Introduction

What is The New Yorker? I know it’s a great magazine and that it’s a tremendous source of pleasure in my life. But what exactly is it? This blog’s premise is that The New Yorker is a work of art, as worthy of comment and analysis as, say, Keats’s “Ode on a Grecian Urn.” Each week I review one or more aspects of the magazine’s latest issue. I suppose it’s possible to describe and analyze an entire issue, but I prefer to keep my reviews brief, and so I usually focus on just one or two pieces, to explore in each the signature style of its author. A piece by Nick Paumgarten is not like a piece by Jill Lepore, and neither is like a piece by Ian Frazier. One could not mistake Collins for Seabrook, or Bilger for Galchen, or Mogelson for Kolbert. Each has found a style, and it is that style that I respond to as I read, and want to understand and describe.

Thursday, July 17, 2025

Acts of Seeing: Iqaluit

Photo by John MacDougall











A friend from Iqaluit recently visited us here in Stanhope. Her presence took me back twenty years to my own Iqaluit days, when I roamed the town, hunting for interesting images.
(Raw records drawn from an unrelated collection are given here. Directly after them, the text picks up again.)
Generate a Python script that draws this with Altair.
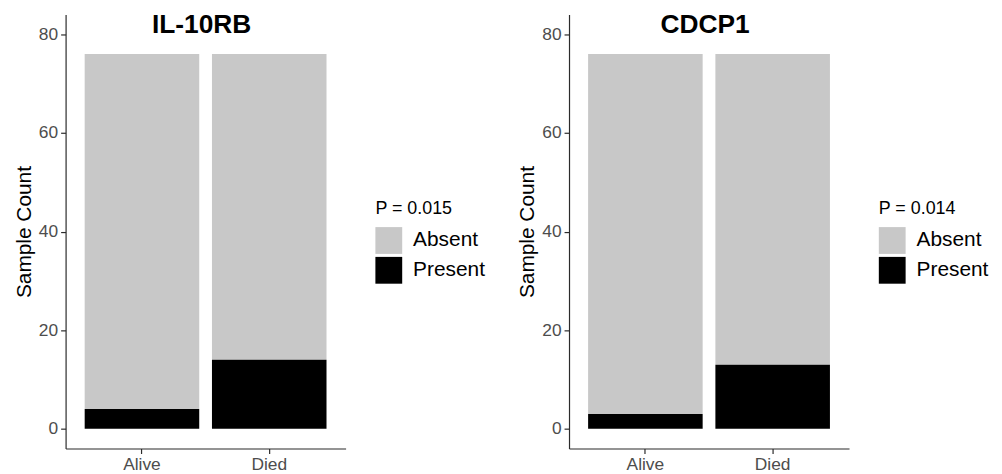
import altair as alt
import pandas as pd

FONT = "Liberation Sans"

markers = ["IL-10RB", "CDCP1"]
p_labels = ["P = 0.015", "P = 0.014"]
groups = ["Alive", "Died"]
statuses = ["Absent", "Present"]
present_counts = {"IL-10RB": [4, 14], "CDCP1": [3, 13]}
absent_counts = {"IL-10RB": [72, 62], "CDCP1": [73, 63]}
status_colors = ["#c8c8c8", "#000000"]
y_ticks = [0, 20, 40, 60, 80]

W, H = 282, 437


def panel(name, ptxt):
    df = pd.DataFrame({
        "group": groups + groups,
        "status": ["Absent"] * 2 + ["Present"] * 2,
        "count": absent_counts[name] + present_counts[name],
        "ord": [1, 1, 0, 0],
    })
    bars = alt.Chart(df).mark_bar().encode(
        x=alt.X("group:N", sort=groups,
                scale=alt.Scale(paddingInner=0.1, paddingOuter=0.15),
                axis=alt.Axis(title=None, labelAngle=0, labelPadding=2)),
        y=alt.Y("count:Q", stack="zero",
                scale=alt.Scale(domain=[-4, 84], nice=False, zero=False),
                axis=alt.Axis(title="Sample Count", values=y_ticks,
                              labelPadding=3, titlePadding=4)),
        color=alt.Color("status:N",
                        scale=alt.Scale(domain=statuses, range=status_colors),
                        legend=alt.Legend(
                            title=ptxt, orient="none", legendX=312, legendY=187,
                            titleFontSize=18, titleFontWeight="normal",
                            titleFont=FONT, titleColor="black", titlePadding=9,
                            labelFontSize=21, labelFont=FONT, labelColor="black",
                            labelOffset=11, symbolType="square", symbolSize=729,
                            symbolStrokeWidth=0, symbolOpacity=1, rowPadding=3,
                            padding=0)),
        order=alt.Order("ord:Q"),
    )
    title = alt.Chart(pd.DataFrame({"t": [name]})).mark_text(
        fontSize=26.5, fontWeight="bold", font=FONT, baseline="alphabetic",
        align="center", color="black"
    ).encode(text="t:N", x=alt.value(137), y=alt.value(19))
    return alt.layer(bars, title).properties(width=W, height=H)


chart = alt.hconcat(
    panel(markers[0], p_labels[0]),
    panel(markers[1], p_labels[1]),
    spacing=31,
).resolve_scale(color="independent", x="independent", y="independent"
).resolve_legend(color="independent"
).properties(
    padding={"left": 5, "top": 3, "right": 5, "bottom": 0}
).configure_view(strokeWidth=0).configure_axis(
    grid=False, domainColor="#2b2b2b", domainWidth=1.2, tickColor="#2b2b2b",
    tickWidth=1.2, tickSize=5, labelFont=FONT, labelFontSize=17.5,
    labelColor="#4d4d4d", titleFont=FONT, titleFontSize=21,
    titleFontWeight="normal", titleColor="black"
)

chart.save("out.html", embed_options={"renderer": "svg", "actions": False})
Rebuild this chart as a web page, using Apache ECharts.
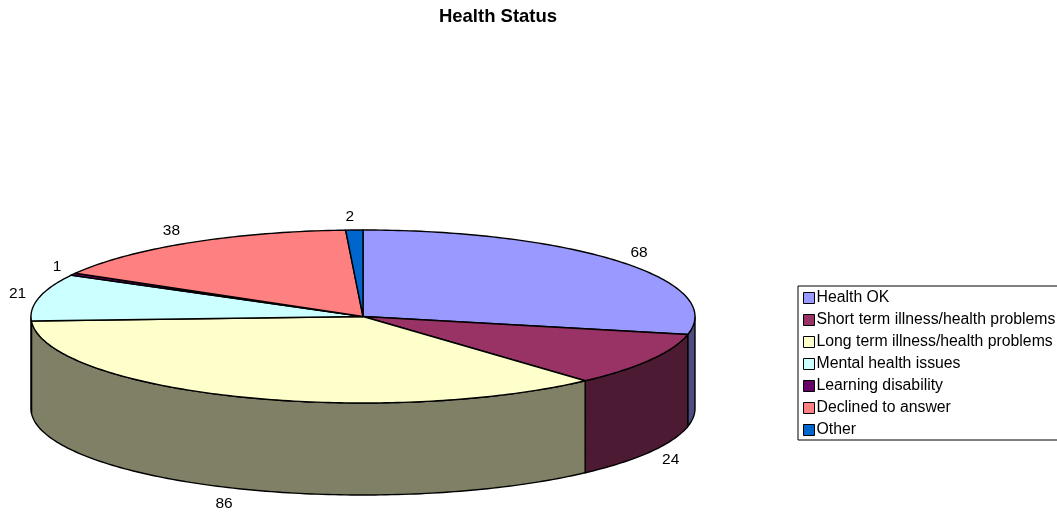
<!DOCTYPE html>
<html>
<head>
<meta charset="utf-8">
<title>Health Status</title>
<style>
  html, body { margin: 0; padding: 0; background: #fff; }
  #main { width: 1057px; height: 512px; }
</style>
<script src="https://cdn.jsdelivr.net/npm/echarts@6/dist/echarts.min.js"></script>
</head>
<body>
<div id="main"></div>
<script>
// data
var categories = [
  'Health OK',
  'Short term illness/health problems',
  'Long term illness/health problems',
  'Mental health issues',
  'Learning disability',
  'Declined to answer',
  'Other'
]
var values = [68, 24, 86, 21, 1, 38, 2]
var colors = ['#9999FF', '#993366', '#FFFFCC', '#CCFFFF', '#660066', '#FF8080', '#0066CC']
var sideColors = ['#4D4D80', '#4D1A33', '#808066', '#668080', '#330033', '#804040', '#003366']

// pie geometry, the pie is an ellipse with a wall below it
var cx = 363
var cy = 316.5
var rx = 332
var ry = 86.5
var depth = 92
// small per label nudges, the labels do not sit on one exact ring
var labelNudge = [[0, 0], [0, 1], [-3, 2], [1, 0], [4, 0], [-6, 1], [-4, 1]]

var total = 0
for (var i = 0; i < values.length; i++) {
  total += values[i]
}

// t is degrees clockwise from the top of the ellipse
function rim(t, drop) {
  var a = t * Math.PI / 180
  return [cx + rx * Math.sin(a), cy - ry * Math.cos(a) + drop]
}

function arcPoints(from, to, drop) {
  var pts = []
  var n = Math.max(2, Math.ceil(Math.abs(to - from)))
  for (var k = 0; k <= n; k++) {
    pts.push(rim(from + (to - from) * k / n, drop))
  }
  return pts
}

function renderSlice(index) {
  return function (params, api) {
    var before = 0
    for (var j = 0; j < index; j++) {
      before += values[j]
    }
    var start = before / total * 360
    var end = (before + api.value(0)) / total * 360
    var mid = (start + end) / 2
    var children = []

    // only the front half of the wall is seen
    var wallFrom = Math.max(start, 90)
    var wallTo = Math.min(end, 270)
    if (wallTo > wallFrom) {
      var wall = arcPoints(wallFrom, wallTo, 0).concat(arcPoints(wallTo, wallFrom, depth))
      children.push({
        type: 'polygon',
        z2: 1,
        shape: { points: wall },
        style: { fill: sideColors[index], stroke: '#000', lineWidth: 1.4 }
      })
    }

    children.push({
      type: 'polygon',
      z2: 2,
      shape: { points: [[cx, cy]].concat(arcPoints(start, end, 0)) },
      style: { fill: colors[index], stroke: '#000', lineWidth: 1.4 }
    })

    // value label just outside the rim
    var a = mid * Math.PI / 180
    var front = mid > 90 && mid < 270
    children.push({
      type: 'text',
      z2: 3,
      style: {
        text: String(api.value(0)),
        x: cx + rx * 1.07 * Math.sin(a) + labelNudge[index][0],
        y: cy - ry * 1.17 * Math.cos(a) + (front ? depth : 0) + labelNudge[index][1],
        fill: '#000',
        font: '15.5px "Liberation Sans", Arial, sans-serif',
        align: 'center',
        verticalAlign: 'middle'
      }
    })
    return { type: 'group', children: children }
  }
}

var series = []
for (var n = 0; n < categories.length; n++) {
  series.push({
    name: categories[n],
    type: 'custom',
    coordinateSystem: 'none',
    renderItem: renderSlice(n),
    data: [[values[n]]],
    itemStyle: { color: colors[n] },
    silent: true
  })
}

var chart = echarts.init(document.getElementById('main'))
chart.setOption({
  animation: false,
  backgroundColor: '#fff',
  title: {
    text: 'Health Status',
    left: 493,
    top: 2,
    textAlign: 'center',
    textStyle: {
      fontFamily: '"Liberation Sans", Arial, sans-serif',
      fontSize: 18.5,
      fontWeight: 'bold',
      color: '#000'
    }
  },
  legend: {
    orient: 'vertical',
    left: 798,
    top: 286,
    // right padding pushes the box edge off the page, as in the reference
    padding: [4, 6, 2, 5],
    borderColor: '#000',
    borderWidth: 1,
    itemWidth: 11,
    itemHeight: 11,
    itemGap: 6,
    icon: 'rect',
    data: categories,
    itemStyle: { borderColor: '#000', borderWidth: 1 },
    textStyle: {
      fontFamily: '"Liberation Sans", Arial, sans-serif',
      fontSize: 15.8,
      color: '#000',
      padding: [0, 0, 0, -3]
    }
  },
  series: series
})
</script>
</body>
</html>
One of my favorite walks was along the beach, where I could look at one of my favorite Arctic things – Arctic canoes. I took countless pictures of them. This one, for example, dated March 30, 2008. I love the curved bow and the dark blue-green with black trim and the orange rope and the chunk of snow sitting on top. This canoe is just biding its time, waiting for summer, when it can go down the bay.